■ EXERCISE PROMPT:
Repeat the material below word for word and leave out all pictures.

* BEGIN *

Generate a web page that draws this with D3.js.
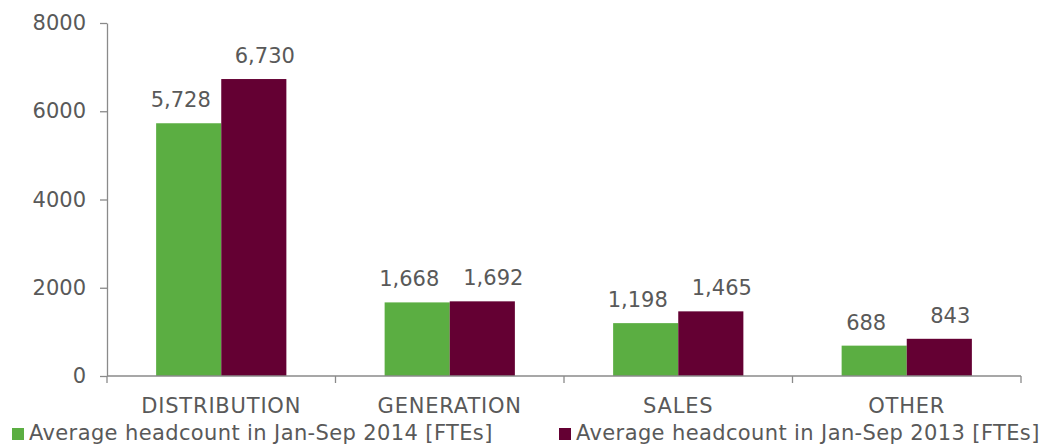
<!DOCTYPE html>
<html>
<head>
<meta charset="utf-8">
<script src="https://cdn.jsdelivr.net/npm/d3@7"></script>
<style>
  html, body { margin: 0; padding: 0; background: #fff; }
  text { font-family: "DejaVu Sans", Verdana, sans-serif; fill: #595959; }
</style>
</head>
<body>
<svg id="chart" width="1043" height="446"></svg>
<script>
// Average headcount by business segment (FTEs)
const categories = ["DISTRIBUTION", "GENERATION", "SALES", "OTHER"];
const seriesNames = [
  "Average headcount in Jan-Sep 2014 [FTEs]",
  "Average headcount in Jan-Sep 2013 [FTEs]"
];
const values2014 = [5728, 1668, 1198, 688];
const values2013 = [6730, 1692, 1465, 843];
const yTicks = [0, 2000, 4000, 6000, 8000];
const colors = ["#5bae42", "#640033"];

const svg = d3.select("#chart");
const axisColor = "#8a8a8a";
const fontSize = 21;
// horizontal nudge of value labels per series (2014 to the left, 2013 to the right)
const labelShift = [-8, 11];

const plotLeft = 107, plotRight = 1021, plotTop = 23, plotBottom = 376;

const x0 = d3.scaleBand()
  .domain(categories)
  .range([plotLeft, plotRight])
  .paddingInner(0.43)
  .paddingOuter(0.215);

const x1 = d3.scaleBand()
  .domain([0, 1])
  .range([0, x0.bandwidth()]);

const y = d3.scaleLinear().domain([0, 8000]).range([plotBottom, plotTop]);

const rows = categories.map((c, i) => ({ cat: c, vals: [values2014[i], values2013[i]] }));

// bars
const groups = svg.append("g").selectAll("g")
  .data(rows).join("g")
  .attr("transform", d => `translate(${x0(d.cat)},0)`);

groups.selectAll("rect")
  .data(d => d.vals.map((v, k) => ({ v, k })))
  .join("rect")
  .attr("x", d => x1(d.k))
  .attr("width", x1.bandwidth())
  .attr("y", d => y(d.v))
  .attr("height", d => y(0) - y(d.v))
  .attr("fill", d => colors[d.k]);

// value labels
groups.selectAll("text.val")
  .data(d => d.vals.map((v, k) => ({ v, k })))
  .join("text")
  .attr("class", "val")
  .attr("x", d => x1(d.k) + x1.bandwidth() / 2 + labelShift[d.k])
  .attr("y", d => y(d.v) - 16)
  .attr("text-anchor", "middle")
  .attr("font-size", fontSize)
  .text(d => d3.format(",")(d.v));

// y axis
const yAxis = svg.append("g")
  .attr("transform", `translate(${plotLeft},0)`)
  .call(d3.axisLeft(y).tickValues(yTicks).tickFormat(d3.format("d")).tickSizeInner(7).tickSizeOuter(0).tickPadding(14));
yAxis.select(".domain").attr("stroke", axisColor).attr("stroke-width", 1.3);
yAxis.selectAll(".tick line").attr("stroke", axisColor).attr("stroke-width", 1.3);
yAxis.selectAll(".tick text").attr("font-size", fontSize).attr("font-family", null).attr("fill", null);

// x axis with boundary ticks between categories
const boundaries = d3.range(categories.length + 1).map(i => plotLeft + i * x0.step());
const xg = svg.append("g");
xg.append("line")
  .attr("x1", plotLeft).attr("x2", plotRight)
  .attr("y1", plotBottom).attr("y2", plotBottom)
  .attr("stroke", axisColor).attr("stroke-width", 1.3);
xg.selectAll("line.tick")
  .data(boundaries).join("line")
  .attr("class", "tick")
  .attr("x1", d => d).attr("x2", d => d)
  .attr("y1", plotBottom).attr("y2", plotBottom + 7)
  .attr("stroke", axisColor).attr("stroke-width", 1.3);
xg.selectAll("text")
  .data(categories).join("text")
  .attr("x", d => x0(d) + x0.bandwidth() / 2)
  .attr("y", 413)
  .attr("text-anchor", "middle")
  .attr("font-size", fontSize)
  .attr("letter-spacing", 0.8)
  .text(d => d);

// legend
const legendX = [12, 559];
const legend = svg.append("g").selectAll("g")
  .data(seriesNames).join("g")
  .attr("transform", (d, i) => `translate(${legendX[i]},428)`);
legend.append("rect")
  .attr("width", 12).attr("height", 12)
  .attr("fill", (d, i) => colors[i]);
legend.append("text")
  .attr("x", 17).attr("y", 12)
  .attr("font-size", fontSize)
  .attr("letter-spacing", 0.38)
  .text(d => d);
</script>
</body>
</html>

* END *

■ REPLY TO THE EXERCISE:
Generate a web page that draws this with D3.js.
<!DOCTYPE html>
<html>
<head>
<meta charset="utf-8">
<script src="https://cdn.jsdelivr.net/npm/d3@7"></script>
<style>
  html, body { margin: 0; padding: 0; background: #fff; }
  text { font-family: "DejaVu Sans", Verdana, sans-serif; fill: #595959; }
</style>
</head>
<body>
<svg id="chart" width="1043" height="446"></svg>
<script>
// Average headcount by business segment (FTEs)
const categories = ["DISTRIBUTION", "GENERATION", "SALES", "OTHER"];
const seriesNames = [
  "Average headcount in Jan-Sep 2014 [FTEs]",
  "Average headcount in Jan-Sep 2013 [FTEs]"
];
const values2014 = [5728, 1668, 1198, 688];
const values2013 = [6730, 1692, 1465, 843];
const yTicks = [0, 2000, 4000, 6000, 8000];
const colors = ["#5bae42", "#640033"];

const svg = d3.select("#chart");
const axisColor = "#8a8a8a";
const fontSize = 21;
// horizontal nudge of value labels per series (2014 to the left, 2013 to the right)
const labelShift = [-8, 11];

const plotLeft = 107, plotRight = 1021, plotTop = 23, plotBottom = 376;

const x0 = d3.scaleBand()
  .domain(categories)
  .range([plotLeft, plotRight])
  .paddingInner(0.43)
  .paddingOuter(0.215);

const x1 = d3.scaleBand()
  .domain([0, 1])
  .range([0, x0.bandwidth()]);

const y = d3.scaleLinear().domain([0, 8000]).range([plotBottom, plotTop]);

const rows = categories.map((c, i) => ({ cat: c, vals: [values2014[i], values2013[i]] }));

// bars
const groups = svg.append("g").selectAll("g")
  .data(rows).join("g")
  .attr("transform", d => `translate(${x0(d.cat)},0)`);

groups.selectAll("rect")
  .data(d => d.vals.map((v, k) => ({ v, k })))
  .join("rect")
  .attr("x", d => x1(d.k))
  .attr("width", x1.bandwidth())
  .attr("y", d => y(d.v))
  .attr("height", d => y(0) - y(d.v))
  .attr("fill", d => colors[d.k]);

// value labels
groups.selectAll("text.val")
  .data(d => d.vals.map((v, k) => ({ v, k })))
  .join("text")
  .attr("class", "val")
  .attr("x", d => x1(d.k) + x1.bandwidth() / 2 + labelShift[d.k])
  .attr("y", d => y(d.v) - 16)
  .attr("text-anchor", "middle")
  .attr("font-size", fontSize)
  .text(d => d3.format(",")(d.v));

// y axis
const yAxis = svg.append("g")
  .attr("transform", `translate(${plotLeft},0)`)
  .call(d3.axisLeft(y).tickValues(yTicks).tickFormat(d3.format("d")).tickSizeInner(7).tickSizeOuter(0).tickPadding(14));
yAxis.select(".domain").attr("stroke", axisColor).attr("stroke-width", 1.3);
yAxis.selectAll(".tick line").attr("stroke", axisColor).attr("stroke-width", 1.3);
yAxis.selectAll(".tick text").attr("font-size", fontSize).attr("font-family", null).attr("fill", null);

// x axis with boundary ticks between categories
const boundaries = d3.range(categories.length + 1).map(i => plotLeft + i * x0.step());
const xg = svg.append("g");
xg.append("line")
  .attr("x1", plotLeft).attr("x2", plotRight)
  .attr("y1", plotBottom).attr("y2", plotBottom)
  .attr("stroke", axisColor).attr("stroke-width", 1.3);
xg.selectAll("line.tick")
  .data(boundaries).join("line")
  .attr("class", "tick")
  .attr("x1", d => d).attr("x2", d => d)
  .attr("y1", plotBottom).attr("y2", plotBottom + 7)
  .attr("stroke", axisColor).attr("stroke-width", 1.3);
xg.selectAll("text")
  .data(categories).join("text")
  .attr("x", d => x0(d) + x0.bandwidth() / 2)
  .attr("y", 413)
  .attr("text-anchor", "middle")
  .attr("font-size", fontSize)
  .attr("letter-spacing", 0.8)
  .text(d => d);

// legend
const legendX = [12, 559];
const legend = svg.append("g").selectAll("g")
  .data(seriesNames).join("g")
  .attr("transform", (d, i) => `translate(${legendX[i]},428)`);
legend.append("rect")
  .attr("width", 12).attr("height", 12)
  .attr("fill", (d, i) => colors[i]);
legend.append("text")
  .attr("x", 17).attr("y", 12)
  .attr("font-size", fontSize)
  .attr("letter-spacing", 0.38)
  .text(d => d);
</script>
</body>
</html>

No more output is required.